If we haven’t set up our product catalog consistently, can we still use Google Vertex AI to power product recommendations?
Yes—you can use Google Vertex AI to power product recommendations even if your product catalog isn’t consistently structured yet. But you’ll want to be realistic about what that means in practice, because inconsistent product data will constrain both the model’s effectiveness and your ability to operationalize recommendations. Let’s walk through this pragmatically.
Why it’s technically possible
Vertex AI is flexible and built to handle a wide variety of data scenarios:
-
You can ingest semi-structured and unstructured product records—like partial schemas, missing fields, or inconsistent category labels.
-
You can design preprocessing pipelines (using Dataflow, Dataprep, or custom notebooks) to normalize, enrich, and clean the data before training.
-
You can even train models that rely more heavily on user behavioral signals (clicks, purchases, views) rather than relying exclusively on perfect product attributes.

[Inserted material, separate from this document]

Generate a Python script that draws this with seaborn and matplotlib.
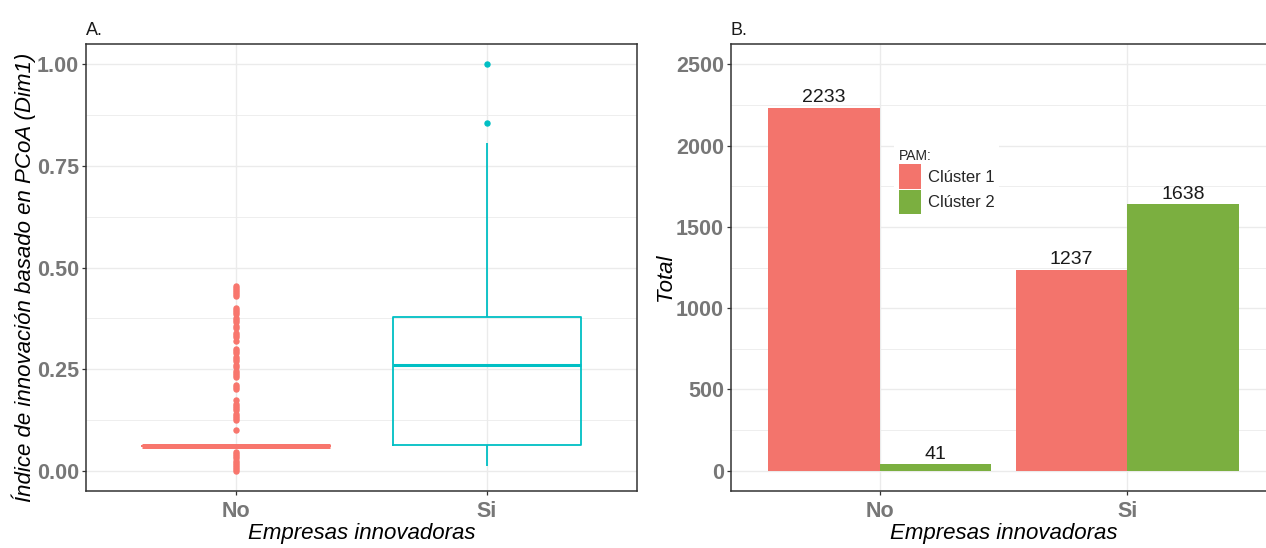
import matplotlib
matplotlib.use("Agg")
import matplotlib.pyplot as plt
from matplotlib.ticker import MultipleLocator, FixedLocator
import seaborn as sns
import pandas as pd

# ---------------- data ----------------
groups = ["No", "Si"]
box_colors = ["#F8766D", "#00BFC4"]

# "No" group: almost all firms share one value (collapsed box), plus outliers
no_core_value = 0.061
no_core_count = 300
no_outliers = [0.455, 0.45, 0.445, 0.44, 0.435, 0.43,
               0.40, 0.395, 0.39, 0.385, 0.375, 0.37, 0.365, 0.355, 0.35, 0.34, 0.335, 0.33, 0.32,
               0.30, 0.295, 0.29, 0.28, 0.275, 0.27, 0.26, 0.255, 0.245, 0.24, 0.235, 0.23,
               0.21, 0.205, 0.20,
               0.173, 0.165, 0.16, 0.155, 0.15, 0.14, 0.135, 0.13, 0.125,
               0.10,
               0.045, 0.04, 0.035, 0.03, 0.025, 0.02, 0.015, 0.01, 0.005, 0.0]
# "Si" group values (quartiles 0.064 / 0.26 / 0.378, whiskers 0.012-0.806)
si_values = [0.012, 0.03, 0.05, 0.064, 0.10, 0.20, 0.26, 0.30, 0.35, 0.378, 0.806, 0.855, 1.0]

bar_categories = ["No", "Si"]
cluster_labels = ["Clúster 1", "Clúster 2"]
cluster1_totals = [2233, 1237]
cluster2_totals = [41, 1638]
bar_colors = ["#F3746C", "#7BAF40"]

# ---------------- style ----------------
sns.set_theme(style="white")
plt.rcParams["font.family"] = ["Liberation Sans", "DejaVu Sans"]
grid_c = "#EBEBEB"
spine_c = "#333333"
tick_lab_c = "#777777"

W, H = 1266, 548
fig = plt.figure(figsize=(W / 100, H / 100), dpi=100)

def px_axes(l, t, r, b):
    return fig.add_axes([l / W, 1 - b / H, (r - l) / W, (b - t) / H])

ax1 = px_axes(86, 44, 637, 491)
ax2 = px_axes(731, 44, 1276, 491)

# ---------------- panel A ----------------
no_all = [no_core_value] * no_core_count + no_outliers
df_box = pd.DataFrame({
    "grupo": ["No"] * len(no_all) + ["Si"] * len(si_values),
    "valor": no_all + si_values,
})
median_widths = [3.6, 2.2]
for g, c, mw in zip(groups, box_colors, median_widths):
    sns.boxplot(data=df_box[df_box["grupo"] == g], x="grupo", y="valor", order=groups,
                color=c, fill=False, width=0.75, linewidth=1.3, whis=1.5, showcaps=False,
                flierprops=dict(marker="o", markerfacecolor=c, markeredgecolor=c, markersize=3.6),
                medianprops=dict(linewidth=mw, color=c), ax=ax1)
ax1.set_xlim(-0.6, 1.6)
ax1.set_ylim(-0.05, 1.05)
ax1.yaxis.set_major_locator(FixedLocator([0, 0.25, 0.5, 0.75, 1.0]))
ax1.yaxis.set_minor_locator(MultipleLocator(0.125))
ax1.set_yticklabels(["0.00", "0.25", "0.50", "0.75", "1.00"])

# ---------------- panel B ----------------
df_bar = pd.DataFrame({
    "emp": bar_categories * 2,
    "cluster": [cluster_labels[0]] * 2 + [cluster_labels[1]] * 2,
    "total": cluster1_totals + cluster2_totals,
})
sns.barplot(data=df_bar, x="emp", y="total", hue="cluster", hue_order=cluster_labels,
            palette=bar_colors, width=0.9, gap=0, saturation=1, errorbar=None,
            linewidth=0, ax=ax2)
for cont in ax2.containers:
    ax2.bar_label(cont, fontsize=14, padding=1, color="#1a1a1a")
ax2.set_xlim(-0.6, 1.6)
ax2.set_ylim(-125, 2625)
ax2.yaxis.set_major_locator(FixedLocator([0, 500, 1000, 1500, 2000, 2500]))
ax2.yaxis.set_minor_locator(MultipleLocator(250))

handles, labels = ax2.get_legend_handles_labels()
ax2.legend(handles, labels, title="PAM:", loc="upper left",
           bbox_to_anchor=(886 / W, 1 - 136 / H), bbox_transform=fig.transFigure,
           frameon=True, facecolor="white", edgecolor="none", framealpha=1, fancybox=False,
           fontsize=12, title_fontsize=10, handlelength=1.3, handleheight=1.9,
           labelspacing=0.05, handletextpad=0.4, borderpad=0.3, alignment="left")

# ---------------- common axis styling ----------------
for ax, ylab in [(ax1, "Índice de innovación basado en PCoA (Dim1)"), (ax2, "Total")]:
    ax.set_axisbelow(True)
    ax.grid(True, which="major", color=grid_c, linewidth=1.0)
    ax.grid(True, which="minor", axis="y", color=grid_c, linewidth=0.6)
    for s in ax.spines.values():
        s.set_color(spine_c)
        s.set_linewidth(1.1)
    ax.tick_params(axis="both", which="major", direction="out", length=3, width=0.9,
                   color=spine_c, pad=2, left=True, bottom=True)
    ax.tick_params(axis="x", which="major", pad=4)
    ax.tick_params(axis="y", which="minor", length=0)
    for lab in ax.get_xticklabels() + ax.get_yticklabels():
        lab.set_fontweight("bold")
        lab.set_fontsize(15.5)
        lab.set_color(tick_lab_c)
    ax.set_xlabel("Empresas innovadoras", fontsize=16, fontstyle="italic", color="black")
    ax.set_ylabel(ylab, fontsize=16, fontstyle="italic", color="black")
    ax.xaxis.set_label_coords(0.5, -0.072)

ax1.yaxis.set_label_coords((36 - 86) / 551, 0.478)
ax2.yaxis.set_label_coords((676 - 731) / 545, 0.478)

fig.text(86 / W, 1 - 35 / H, "A.", fontsize=13, color="#1a1a1a", va="baseline")
fig.text(731 / W, 1 - 35 / H, "B.", fontsize=13, color="#1a1a1a", va="baseline")

fig.savefig("out.png", dpi=100)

In other words, there’s no hard dependency on having a pristine, normalized catalog—Vertex AI’s tooling is designed precisely to help teams work incrementally toward clean data.
The trade-offs to expect
That said, there are some predictable costs and risks you’ll want to factor in:
-
Feature Quality Limits: If your catalog has inconsistent taxonomy (e.g., product types, categories, or descriptions), the model loses valuable semantic signals that improve recommendation relevance. You may end up relying heavily on behavioral co-occurrence (customers who bought X also bought Y) rather than content-based signals.
-
Cold Start Challenges: For new or low-traffic products, you typically rely on metadata to power recommendations. Inconsistent attributes make this much harder—new products won’t have strong similarity signals and will perform worse.
-
Operational Maintenance: Every inconsistency in the catalog requires extra data engineering: mapping fields, standardizing formats, resolving duplicates. These processes often balloon in complexity if you skip foundational cleanup.
-
Explainability Issues: If the product data is messy, it can be harder to trace why certain recommendations were generated. That can hurt stakeholder trust and create friction with merchandising teams.
How to approach this pragmatically
If you’re committed to moving forward before your catalog is cleaned up, here’s how to improve your odds of success:
-
Segment your data. Identify which parts of the catalog are in better shape—perhaps certain product lines or categories have consistent attributes. Start modeling there to demonstrate value before tackling harder areas.
-
Invest in preprocessing pipelines. Use Dataflow or BigQuery pipelines to normalize categories, deduplicate SKUs, and flag missing fields. Even simple cleaning—like unifying units or standardizing labels—will materially improve model quality.
-
Leverage behavioral signals. Where catalog metadata is unreliable, lean into collaborative filtering approaches that exploit customer behavior logs. This can offset some of the gaps in product content.
-
Document known limitations. Make sure stakeholders understand that recommendations may have lower precision for certain products or categories, and that improving catalog consistency is a parallel priority.
-
Iterate and improve. Treat early deployments as proof-of-concept, with a clear plan to mature your product data foundations over time.
Bottom line
You can use Vertex AI effectively even if your catalog isn’t consistent—plenty of companies start this way. But you’ll be trading off precision, explainability, and scalability.
If you frame your recommendation system as an iterative capability—starting with partial data and steadily improving your catalog and pipelines—you can capture early wins without locking yourself into a brittle foundation.
Put simply: yes, you can do it—but treat data cleanup as a critical parallel workstream, not an optional afterthought.